The parent organization, which is called the Jewish Community Centers of Greater Los Angeles, said it would accept a $2.7 million bid for the Sherman Oaks property.

The condition for this “discounted” price was that any developer must also agree to renovate the JCC building or construct a new facility, insiders said. Four developers are believed to have expressed interest in putting senior housing and a state-of-the-art JCC on the land. A formal purchase offer could materialize by the end of July.

Several sources close to the deal declined comment because of ongoing negotiations.

The parent organization, which has shuttered two local JCCs in recent years, has said it must sell the Valley Cities property to pay off debts.

For more than 50 years, Valley Cities has served as a magnet for San Fernando Valley Jews, a one-stop shop that offers a panoply of services, ranging from nursery school for the young to lectures for seniors. Currently, the center has close to 90 children enrolled in summer camp and is now accepting applications for its fall nursery school and after-school child-care programs. The JCC recently refurbished a teen center to provide a gathering spot for East Valley teens.

A study prepared for the JCC found that the facility sits amid a Jewish population of 30,000 to 40,000 people, including many Persian, Israeli and Russian immigrants.

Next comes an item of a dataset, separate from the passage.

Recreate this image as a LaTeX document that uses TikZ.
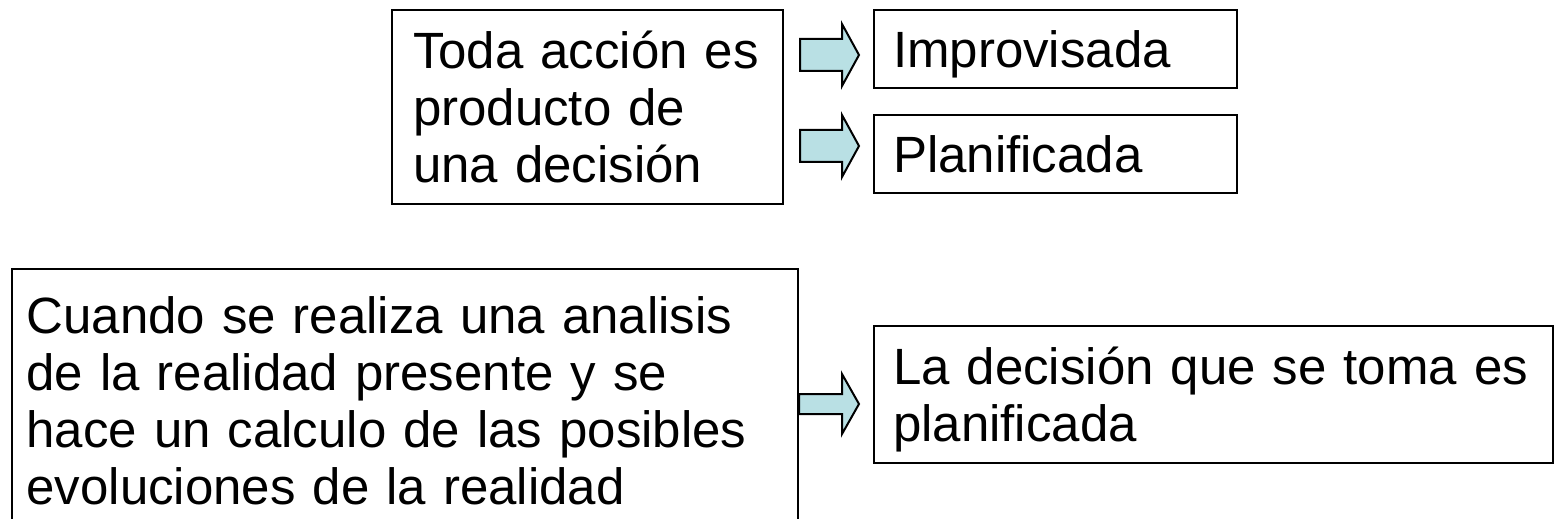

For them and other Jews, JCCs serve as an entry point into local Jewish life.

Like other Los Angeles-area Jewish centers, Valley Cities paid a steep price for financial mismanagement by the parent organization that is now selling the site. To pay off ballooning debts, executives at the parent organization slashed center allocations and eventually shuttered the Bay Cities and Conejo Valley JCCs. The parent organization also twice threatened to close Valley Cities, including as recently as last year.

Valley Cities leaders have worked relentlessly to save the center, which an estimated 1,000 people visit weekly. Those efforts helped secure nearly $650,000 over the past year and a half from the Jewish Federation of Greater Los Angeles, a major benefactor over the years to local JCCs.

After years of threatened closure, a couple of Los Angeles-area JCCs have seen their futures markedly improve.

In late April, the head of Los Angeles’ Episcopal Diocese, Bishop J. Jon Bruno, partnered with a Jewish community group operating the Silverlake Independent Jewish Community Center to buy its property for $2.1 million. The facility had faced an imminent shutdown and the sale of its property out from under it.

And the Westside Jewish Community Center just received a six-figure donation from center alumnus and four-time Olympic gold medalist Lenny Krayzelburg to reopen the very pool where he trained as a young man. The gift covers the costs of a complete overhaul of the plumbing, filtration and heating systems. The pool, which closed several years ago, is expected to begin offering swimming lessons in early July. (See Westside JCC story online at www.Jewishjournal.com.)

“Nationally, Jewish community centers are thriving,” said Allan Finkelstein, president of the JCC Association of North America. Within the next five years, up to 20 new centers could open around the country, including in cities such as Las Vegas; Raleigh, North Carolina; and Princeton, N.J., he said. Over the past decade, Finkelstein estimates that $700 million has been spent on building and renovating Jewish centers.

“Construction, development and planning of JCCs is booming all over,” he said.